What we don't know is:

- How does JChemSearch handle multiple concurrent requests? Are all requests processed by the same set of threads?

- Are there any search related resources for which access is serialized, e.g. the structure cache? Could something like this be slowing things down?

- How much memory is needed per request, given our database size (12m structures)?

- Are there any configuration settings that influence performance when running multiple concurrent requests?

- And finally, will the "max hits" parameter make any difference to duplicate or exact searches? If we set a value of 1, for example, would that actually have an effect?

Again any help is appreciated!

Kind regards,

Jim

ChemAxon 9c0afc9aaf

02-08-2012 16:42:25

 but when we scale up, search performance degrades linearly. That is, if it takes ten seconds to perform a search for one user, it will take sixy seconds to perform six simulaneous searches.

As even a single search is utilizing all CPU cores, this is the expected and the ideal scenario.

For 6x the work you need 6x the time utilizing the same resources.

- How does JChemSearch handle multiple concurrent requests? Are all requests processed by the same set of threads?

With parallel request each JChemSearch will be already in a separate thread, and each will spawn as many processing threads on its own as many CPU cores are visible.

- Are there any search related resources for which access is serialized, e.g. the structure cache? Could something like this be slowing things down?

Normally not (unless the cache needs to be loaded/updated after change to the table, all threads will wait for that)

There does not seem to be any slowdown in your case. (6x computation is done in 6x time period)

- How much memory is needed per request, given our database size (12m structures)?

It is hardto give an exact figure as it depends on a range of factors, not excluding memory consupton in your part of the code.

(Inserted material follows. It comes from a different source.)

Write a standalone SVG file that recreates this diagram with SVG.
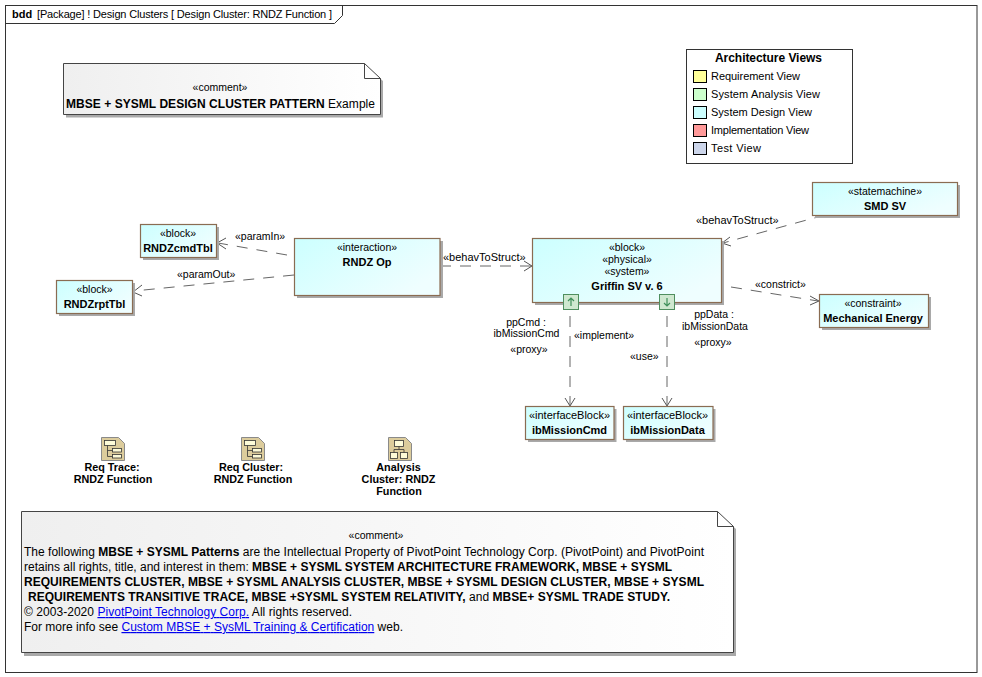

Probably the simplest to test the worst case scenario with parallel searches returning the whole database,

(e.g. with an "any" atom), and see rouhgly how much is the difference between the minimum memory sie which allows 1 and let's say 6 searches to complete.

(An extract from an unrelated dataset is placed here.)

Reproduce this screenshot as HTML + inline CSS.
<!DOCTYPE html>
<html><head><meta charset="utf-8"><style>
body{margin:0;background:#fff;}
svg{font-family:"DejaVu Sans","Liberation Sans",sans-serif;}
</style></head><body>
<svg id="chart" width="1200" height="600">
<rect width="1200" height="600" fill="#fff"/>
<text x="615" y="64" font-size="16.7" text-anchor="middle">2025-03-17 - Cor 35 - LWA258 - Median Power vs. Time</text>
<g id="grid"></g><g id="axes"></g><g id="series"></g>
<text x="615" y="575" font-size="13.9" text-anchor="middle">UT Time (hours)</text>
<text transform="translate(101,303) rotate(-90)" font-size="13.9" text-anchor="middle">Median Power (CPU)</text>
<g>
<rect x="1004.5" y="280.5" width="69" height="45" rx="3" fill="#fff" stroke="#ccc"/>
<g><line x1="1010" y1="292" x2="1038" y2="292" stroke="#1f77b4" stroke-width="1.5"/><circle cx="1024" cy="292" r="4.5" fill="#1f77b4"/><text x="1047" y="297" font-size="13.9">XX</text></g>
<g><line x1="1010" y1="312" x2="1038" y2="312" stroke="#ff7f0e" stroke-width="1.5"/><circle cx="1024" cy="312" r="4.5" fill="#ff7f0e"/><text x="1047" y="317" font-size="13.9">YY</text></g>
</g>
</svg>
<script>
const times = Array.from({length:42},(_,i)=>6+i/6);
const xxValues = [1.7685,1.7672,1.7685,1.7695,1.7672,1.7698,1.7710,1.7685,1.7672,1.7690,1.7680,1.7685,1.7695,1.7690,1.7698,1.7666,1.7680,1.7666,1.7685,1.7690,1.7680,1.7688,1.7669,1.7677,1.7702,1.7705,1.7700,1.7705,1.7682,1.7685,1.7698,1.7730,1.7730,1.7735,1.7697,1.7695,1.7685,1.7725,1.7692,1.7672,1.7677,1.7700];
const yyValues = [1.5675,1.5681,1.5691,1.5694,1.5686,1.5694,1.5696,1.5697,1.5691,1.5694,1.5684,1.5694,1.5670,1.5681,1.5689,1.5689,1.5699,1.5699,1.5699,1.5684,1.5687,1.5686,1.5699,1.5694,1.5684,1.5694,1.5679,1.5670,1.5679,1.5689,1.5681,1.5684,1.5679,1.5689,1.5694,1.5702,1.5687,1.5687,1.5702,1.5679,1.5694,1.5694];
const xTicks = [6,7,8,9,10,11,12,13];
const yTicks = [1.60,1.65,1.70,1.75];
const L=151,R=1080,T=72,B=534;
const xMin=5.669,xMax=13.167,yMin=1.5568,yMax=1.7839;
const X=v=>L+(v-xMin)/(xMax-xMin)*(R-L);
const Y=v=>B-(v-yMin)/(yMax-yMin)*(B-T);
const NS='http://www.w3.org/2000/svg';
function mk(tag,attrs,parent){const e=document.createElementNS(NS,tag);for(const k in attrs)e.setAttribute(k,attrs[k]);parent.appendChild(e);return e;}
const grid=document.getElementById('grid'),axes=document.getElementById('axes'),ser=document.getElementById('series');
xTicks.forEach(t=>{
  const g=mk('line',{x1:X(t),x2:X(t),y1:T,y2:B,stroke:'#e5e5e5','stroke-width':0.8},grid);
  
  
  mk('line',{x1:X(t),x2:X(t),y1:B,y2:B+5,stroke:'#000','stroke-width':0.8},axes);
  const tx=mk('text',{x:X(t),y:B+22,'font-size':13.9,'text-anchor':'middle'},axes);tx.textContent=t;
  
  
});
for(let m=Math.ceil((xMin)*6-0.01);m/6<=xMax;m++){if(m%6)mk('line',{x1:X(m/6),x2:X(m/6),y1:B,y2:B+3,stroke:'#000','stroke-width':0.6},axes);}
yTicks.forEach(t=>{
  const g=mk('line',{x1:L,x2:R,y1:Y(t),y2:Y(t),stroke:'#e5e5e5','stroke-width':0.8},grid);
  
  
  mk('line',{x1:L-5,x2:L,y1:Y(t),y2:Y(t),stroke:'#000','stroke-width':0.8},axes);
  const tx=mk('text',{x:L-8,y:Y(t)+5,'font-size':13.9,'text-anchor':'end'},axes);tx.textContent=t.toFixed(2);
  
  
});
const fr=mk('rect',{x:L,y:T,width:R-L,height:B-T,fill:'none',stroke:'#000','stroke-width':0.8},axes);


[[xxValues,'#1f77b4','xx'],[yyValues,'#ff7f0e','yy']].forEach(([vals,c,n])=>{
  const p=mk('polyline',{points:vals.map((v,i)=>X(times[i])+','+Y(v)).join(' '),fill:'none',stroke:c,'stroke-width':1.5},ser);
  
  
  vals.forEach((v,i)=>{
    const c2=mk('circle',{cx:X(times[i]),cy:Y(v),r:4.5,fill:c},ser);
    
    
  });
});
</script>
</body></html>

My colleagues may have additional comments on this.

- Are there any configuration settings that influence performance when running multiple concurrent requests?

If the total number of threads is orders of magnitudes higher than the number of cores (extreme parallel usage), the "slowdown" may not be linear due to the added overhead of too many threads.

In this case it might be beneficial to reduce he number of allowed processing threads per request (the default equals the number of detected CPU cores.)

http://www.chemaxon.com/jchem/doc/dev/java/api/chemaxon/jchem/db/JChemSearch.html#setNumberOfProcessingThreads(int)

I think this situation is probably very rare.

- And finally, will the "max hits" parameter make any difference to duplicate or exact searches? If we set a value of 1, for example, would that actually have an effect?

Yes, it can make a difference (depending on the number of duplicates present, etc)

Best regards,

Szilard